WORK REQUIRED => Return the lines where the word "this" occurs.

INPUT =>

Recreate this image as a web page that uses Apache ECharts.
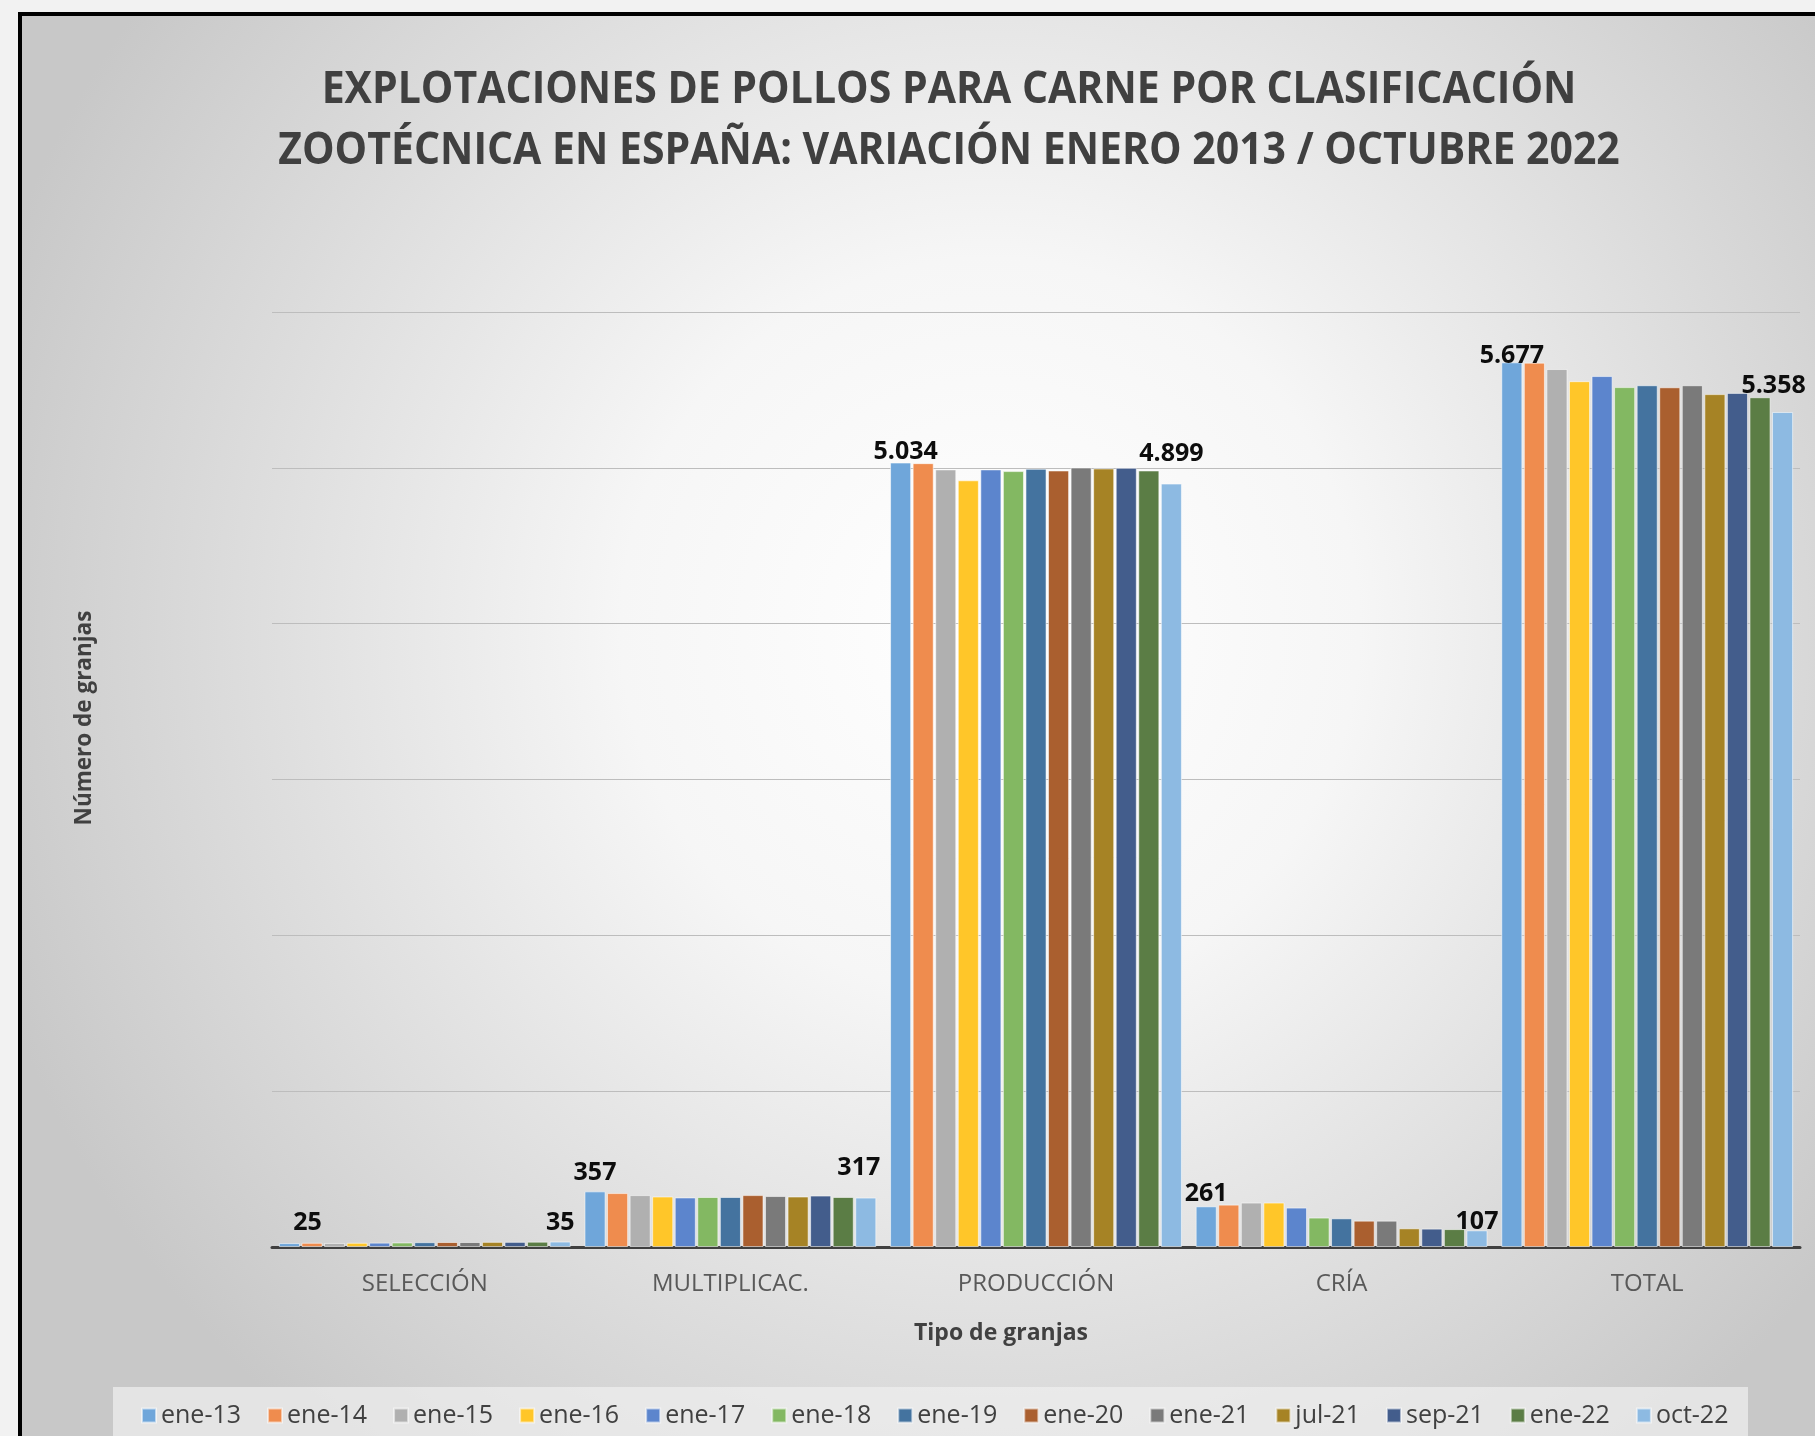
<!DOCTYPE html>
<html>
<head>
<meta charset="utf-8">
<script src="https://cdn.jsdelivr.net/npm/echarts@6/dist/echarts.min.js"></script>
<style>
html,body{margin:0;padding:0;background:#f2f2f2;}
#c{width:1815px;height:1436px;}
</style>
</head>
<body>
<div id="c"></div>
<script>
const titleText = 'EXPLOTACIONES DE POLLOS PARA CARNE POR CLASIFICACIÓN\nZOOTÉCNICA EN ESPAÑA: VARIACIÓN ENERO 2013 / OCTUBRE 2022';
const categories = ['SELECCIÓN', 'MULTIPLICAC.', 'PRODUCCIÓN', 'CRÍA', 'TOTAL'];
const periods = ['ene-13','ene-14','ene-15','ene-16','ene-17','ene-18','ene-19','ene-20','ene-21','jul-21','sep-21','ene-22','oct-22'];
const seleccion      = [25, 27, 26, 27, 28, 29, 31, 32, 32, 33, 33, 34, 35];
const multiplicacion = [357, 346, 333, 324, 318, 321, 321, 333, 327, 324, 330, 321, 317];
const produccion     = [5034, 5030, 4990, 4920, 4990, 4979, 4994, 4983, 5002, 4996, 5000, 4983, 4899];
const cria           = [261, 272, 285, 285, 253, 189, 184, 169, 169, 120, 118, 115, 107];
const total          = [5677, 5675, 5634, 5556, 5589, 5518, 5530, 5517, 5530, 5473, 5481, 5453, 5358];
const yTicks = [0, 1000, 2000, 3000, 4000, 5000, 6000];

const colors = ['#6fa6da','#ef8c4e','#b0b0b0','#ffc629','#5c85cd','#83b862','#44739f','#aa5f2f','#7a7a7a','#a68325','#435d8c','#5b7d45','#8dbae2'];
const byCategory = [seleccion, multiplicacion, produccion, cria, total];

// label offsets for first / last bar in each category [dx, dy]
const firstOffsets = [[18,-3],[0,-1],[5,7],[0,5],[0,11]];
const lastOffsets  = [[0,-1],[-7,-12],[0,-12],[0,9],[-9,-9]];

function fmt(v){ return String(v).replace(/\B(?=(\d{3})+(?!\d))/g, '.'); }

const series = periods.map((p, i) => ({
  name: p,
  type: 'bar',
  barGap: '7%',
  barCategoryGap: '4.5%',
  itemStyle: { color: colors[i], borderColor: 'rgba(255,255,255,0.55)', borderWidth: 1 },
  data: byCategory.map((arr, j) => {
    const item = { value: arr[i] };
    if (i === 0 || i === periods.length - 1) {
      const off = i === 0 ? firstOffsets[j] : lastOffsets[j];
      item.label = {
        show: true, position: 'top', offset: off,
        formatter: (d) => fmt(d.value),
        fontFamily: 'Open Sans', fontWeight: 'bold', fontSize: 25, color: '#0d0d0d'
      };
    }
    return item;
  })
}));

const chart = echarts.init(document.getElementById('c'));
const bg = new echarts.graphic.RadialGradient(0.53, 0.42, 0.72, [
  { offset: 0, color: '#ffffff' },
  { offset: 0.35, color: '#f6f6f6' },
  { offset: 1, color: '#c8c8c8' }
]);

chart.setOption({
  backgroundColor: '#f2f2f2',
  animation: false,
  color: colors,
  graphic: [
    { type: 'rect', z: -10, shape: { x: 20, y: 14, width: 1830, height: 1460 },
      style: { fill: bg, stroke: '#000000', lineWidth: 4 } },
    { type: 'rect', z: -5, shape: { x: 113, y: 1387, width: 1635, height: 60 },
      style: { fill: 'rgba(240,240,240,0.7)' } },
    { type: 'text', x: 949, y: 121, scaleY: 1.1,
      style: { text: titleText, fontFamily: 'Open Sans', fontWeight: 'bold', fontSize: 41, lineHeight: 55.5, fill: '#404040', align: 'center', verticalAlign: 'middle' } },
    { type: 'text', x: 85, y: 718, rotation: Math.PI / 2,
      style: { text: 'Número de granjas', fontFamily: 'Open Sans', fontWeight: 'bold', fontSize: 22.5, fill: '#404040', align: 'center', verticalAlign: 'middle' } },
    { type: 'text', x: 1001, y: 1333,
      style: { text: 'Tipo de granjas', fontFamily: 'Open Sans', fontWeight: 'bold', fontSize: 23, fill: '#404040', align: 'center', verticalAlign: 'middle' } }
  ],
  legend: {
    data: periods,
    left: 136,
    top: 1398,
    itemWidth: 14,
    itemHeight: 14,
    itemGap: 26,
    icon: 'rect',
    textStyle: { fontFamily: 'Open Sans', fontSize: 25, color: '#404040' }
  },
  grid: { left: 272, right: 15, top: 312, bottom: 189, containLabel: false },
  xAxis: {
    type: 'category',
    data: categories,
    axisLine: { lineStyle: { color: '#404040', width: 3 } },
    axisTick: { show: false },
    axisLabel: { fontFamily: 'Open Sans', fontSize: 24, color: '#595959', margin: 25 }
  },
  yAxis: {
    type: 'value',
    min: yTicks[0],
    max: yTicks[yTicks.length - 1],
    interval: yTicks[1] - yTicks[0],
    axisLabel: { show: false },
    axisLine: { show: false },
    axisTick: { show: false },
    splitLine: { lineStyle: { color: '#bdbdbd', width: 1 } }
  },
  series: series
});
</script>
</body>
</html>
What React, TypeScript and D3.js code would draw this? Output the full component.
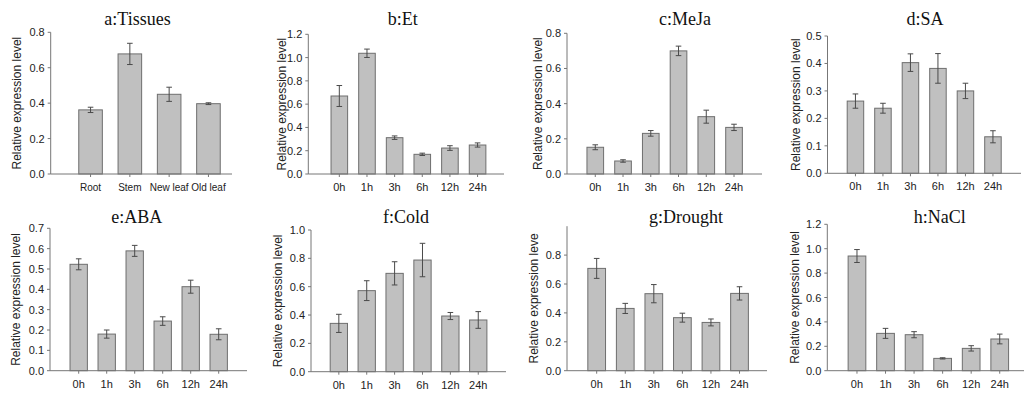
import React from "react";
import * as d3 from "d3";

// ---------- data ----------
const tissueCats = ["Root", "Stem", "New leaf", "Old leaf"];
const timeCats = ["0h", "1h", "3h", "6h", "12h", "24h"];

const tissuesVals = [0.362, 0.678, 0.45, 0.397];
const tissuesErr = [0.015, 0.06, 0.04, 0.005];
const etVals = [0.67, 1.037, 0.312, 0.169, 0.223, 0.249];
const etErr = [0.09, 0.036, 0.015, 0.01, 0.02, 0.018];
const mejaVals = [0.152, 0.074, 0.231, 0.7, 0.326, 0.265];
const mejaErr = [0.014, 0.007, 0.016, 0.027, 0.037, 0.018];
const saVals = [0.263, 0.237, 0.403, 0.382, 0.3, 0.133];
const saErr = [0.026, 0.018, 0.032, 0.054, 0.028, 0.022];
const abaVals = [0.523, 0.18, 0.589, 0.244, 0.413, 0.179];
const abaErr = [0.027, 0.02, 0.027, 0.021, 0.032, 0.027];
const coldVals = [0.341, 0.572, 0.694, 0.788, 0.393, 0.365];
const coldErr = [0.064, 0.07, 0.082, 0.118, 0.025, 0.059];
const droughtVals = [0.708, 0.431, 0.533, 0.367, 0.334, 0.535];
const droughtErr = [0.069, 0.035, 0.063, 0.031, 0.024, 0.046];
const naclVals = [0.94, 0.306, 0.295, 0.101, 0.183, 0.26];
const naclErr = [0.053, 0.041, 0.025, 0.005, 0.022, 0.04];

const ticks08 = [0, 0.2, 0.4, 0.6, 0.8];
const ticks12 = [0, 0.2, 0.4, 0.6, 0.8, 1.0, 1.2];
const ticks05 = [0, 0.1, 0.2, 0.3, 0.4, 0.5];
const ticks07 = [0, 0.1, 0.2, 0.3, 0.4, 0.5, 0.6, 0.7];
const ticks10 = [0, 0.2, 0.4, 0.6, 0.8, 1.0];

const titles = ["a:Tissues", "b:Et", "c:MeJa", "d:SA", "e:ABA", "f:Cold", "g:Drought", "h:NaCl"];
const yLabel = "Relative expression level";
const yLabelG = "Relative expression leve";

// ---------- layout ----------
type Layout = {
  ax0: number; ax1: number; b0: number; b1: number; yTop: number; yBot: number;
  yMax: number; tx: number; ty: number; lx: number; pad: number; xfs: number;
};
const layouts: Layout[] = [
  { ax0: 50.7, ax1: 232, b0: 70.9, b1: 228.1, yTop: 32.3, yBot: 174, yMax: 0.8, tx: 137.5, ty: 25, lx: 17, pad: 0.4, xfs: 10 },
  { ax0: 308.3, ax1: 504, b0: 325.5, b1: 491.4, yTop: 34.3, yBot: 174, yMax: 1.2, tx: 402.7, ty: 25, lx: 282, pad: 0.4, xfs: 11 },
  { ax0: 567, ax1: 762, b0: 581.4, b1: 747.9, yTop: 33.3, yBot: 174, yMax: 0.8, tx: 685, ty: 25, lx: 538, pad: 0.4, xfs: 11 },
  { ax0: 827.5, ax1: 1021, b0: 841.7, b1: 1006.7, yTop: 36, yBot: 173.3, yMax: 0.5, tx: 925, ty: 25, lx: 796, pad: 0.4, xfs: 11 },
  { ax0: 50, ax1: 247, b0: 64.7, b1: 232.7, yTop: 228.3, yBot: 370.7, yMax: 0.7, tx: 136.7, ty: 223, lx: 16, pad: 0.38, xfs: 11 },
  { ax0: 311, ax1: 506, b0: 324.9, b1: 492.2, yTop: 230, yBot: 371.7, yMax: 1.0, tx: 406, ty: 223, lx: 277.7, pad: 0.38, xfs: 11 },
  { ax0: 567, ax1: 767, b0: 582.4, b1: 753.8, yTop: 226.2, yBot: 370.7, yMax: 1.0, tx: 686, ty: 223, lx: 533.7, pad: 0.38, xfs: 11 },
  { ax0: 827.3, ax1: 1024, b0: 842.7, b1: 1014, yTop: 224.3, yBot: 370.7, yMax: 1.2, tx: 939.7, ty: 223, lx: 794.7, pad: 0.38, xfs: 11 },
];

const panels = [
  { cats: tissueCats, vals: tissuesVals, errs: tissuesErr, ticks: ticks08, label: yLabel },
  { cats: timeCats, vals: etVals, errs: etErr, ticks: ticks12, label: yLabel },
  { cats: timeCats, vals: mejaVals, errs: mejaErr, ticks: ticks08, label: yLabel },
  { cats: timeCats, vals: saVals, errs: saErr, ticks: ticks05, label: yLabel },
  { cats: timeCats, vals: abaVals, errs: abaErr, ticks: ticks07, label: yLabel },
  { cats: timeCats, vals: coldVals, errs: coldErr, ticks: ticks10, label: yLabel },
  { cats: timeCats, vals: droughtVals, errs: droughtErr, ticks: ticks08, label: yLabelG },
  { cats: timeCats, vals: naclVals, errs: naclErr, ticks: ticks12, label: yLabel },
];

const SANS = "'Liberation Sans', Arial, sans-serif";
const SERIF = "'Liberation Serif', 'Times New Roman', serif";
const AXIS = "#777";
const BAR_FILL = "#c0c0c0";
const BAR_STROKE = "#6e6e6e";
const ERR = "#4a4a4a";

function Panel({ idx }: { idx: number }) {
  const L = layouts[idx];
  const P = panels[idx];
  const x = d3.scaleBand<string>().domain(P.cats).range([L.b0, L.b1])
    .paddingInner(L.pad).paddingOuter(L.pad / 2);
  const y = d3.scaleLinear().domain([0, L.yMax]).range([L.yBot, L.yTop]);
  const fmt = d3.format(".1f");
  const bw = x.bandwidth();
  const cap = 2.8;
  const midY = (L.yTop + L.yBot) / 2;
  return (
    <g>
      <text x={L.tx} y={L.ty} textAnchor="middle" fontFamily={SERIF} fontSize={18} fill="#111">
        {titles[idx]}
      </text>
      <text transform={`translate(${L.lx},${midY}) rotate(-90)`} textAnchor="middle"
        dominantBaseline="central" fontFamily={SANS} fontSize={12} fill="#222">
        {P.label}
      </text>
      {P.cats.map((c, i) => (
        <rect key={c} x={x(c)!} y={y(P.vals[i])} width={bw} height={y(0) - y(P.vals[i])}
          fill={BAR_FILL} stroke={BAR_STROKE} strokeWidth={1} />
      ))}
      {P.cats.map((c, i) => {
        const cx = x(c)! + bw / 2;
        const hi = y(P.vals[i] + P.errs[i]);
        const lo = y(P.vals[i] - P.errs[i]);
        return (
          <g key={c} stroke={ERR} strokeWidth={1}>
            <line x1={cx} x2={cx} y1={hi} y2={lo} />
            <line x1={cx - cap} x2={cx + cap} y1={hi} y2={hi} />
            <line x1={cx - cap} x2={cx + cap} y1={lo} y2={lo} />
          </g>
        );
      })}
      <line x1={L.ax0} x2={L.ax0} y1={L.yTop} y2={L.yBot} stroke={AXIS} strokeWidth={1} />
      <line x1={L.ax0} x2={L.ax1} y1={L.yBot} y2={L.yBot} stroke={AXIS} strokeWidth={1} />
      {P.ticks.map((t) => (
        <g key={t}>
          <line x1={L.ax0 - 3} x2={L.ax0} y1={y(t)} y2={y(t)} stroke={AXIS} strokeWidth={1} />
          <text x={L.ax0 - 6} y={y(t)} textAnchor="end" dominantBaseline="central"
            fontFamily={SANS} fontSize={11} fill="#222">{fmt(t)}</text>
        </g>
      ))}
      {P.cats.map((c) => (
        <g key={c}>
          <line x1={x(c)! + bw / 2} x2={x(c)! + bw / 2} y1={L.yBot} y2={L.yBot + 3} stroke={AXIS} strokeWidth={1} />
          <text x={x(c)! + bw / 2} y={L.yBot + 17} textAnchor="middle" fontFamily={SANS}
            fontSize={L.xfs} fill="#222">{c}</text>
        </g>
      ))}
    </g>
  );
}

export default function App() {
  return (
    <svg width={1024} height={395} style={{ position: "absolute", left: 0, top: 0, background: "#fff" }}>
      <rect width={1024} height={395} fill="#fff" />
      {layouts.map((_, i) => <Panel key={i} idx={i} />)}
    </svg>
  );
}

WORKED ANSWER =>
Recreate this image as a web page that uses Apache ECharts.
What React, TypeScript and D3.js code would draw this? Output the full component.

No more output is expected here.